The proposed method addresses the challenge of real-time and high-precision detection of early fires in complex forest environments, a limitation faced by existing object detection algorithms. The method is based on the improvement of YOLOv7. Firstly, the Coordinate Attention (CA) mechanism is introduced into the backbone network to capture the correlation of features at different spatial positions, enhancing the model's feature extraction capabilities. Additionally, CA is incorporated into the Feature Pyramid Network (FPN) to construct the C-FPN feature fusion network, establishing cross-level connections between shallow and deep networks to shorten the path between shallow and deep features and enhance the retrieval capability of deep network position information. Secondly, the Normalized Wasserstein Distance (NWD) is utilized instead of IoU in label assignment, Non-Maximum Suppression (NMS), and loss functions to improve regression accuracy.

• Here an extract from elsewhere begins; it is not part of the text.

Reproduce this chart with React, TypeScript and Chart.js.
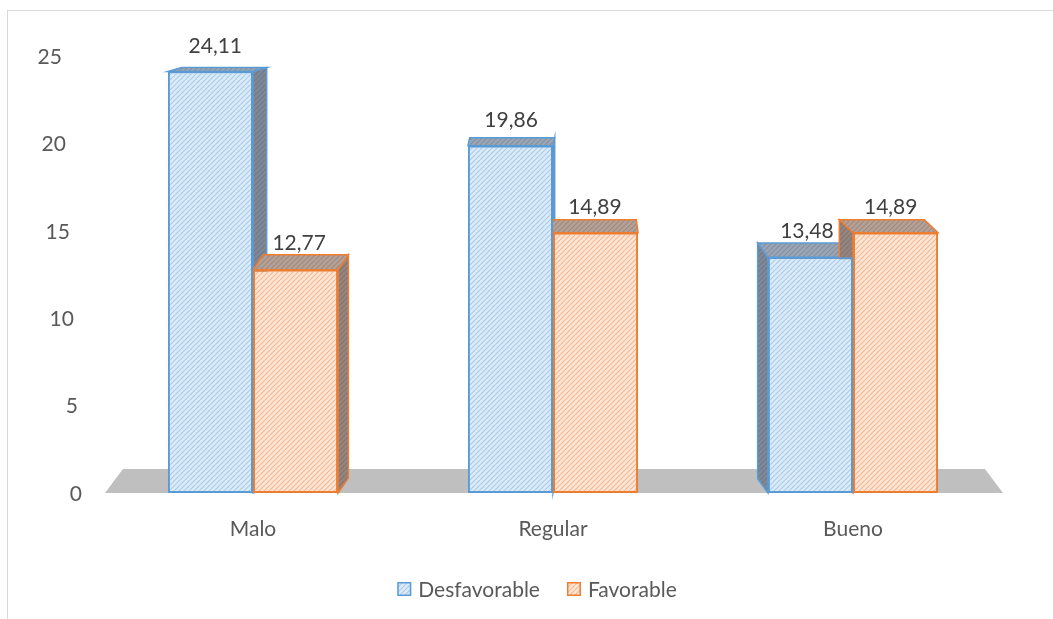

Finally, the network structure ELAN is improved to ELAN-P, introducing new partial convolutions to reduce floating-point calculations, redundant computations, and memory access, thereby enhancing the efficiency of the detection model. Experimental results demonstrate that compared to the YOLOv7 algorithm, the proposed method achieves a mean Average Precision (mAP) of 96.3%, a 4.6% improvement over YOLOv7. Additionally, the detection frames per second (FPS) reach 67.7 flames/s, enabling real-time and accurate detection of forest fires in complex environments.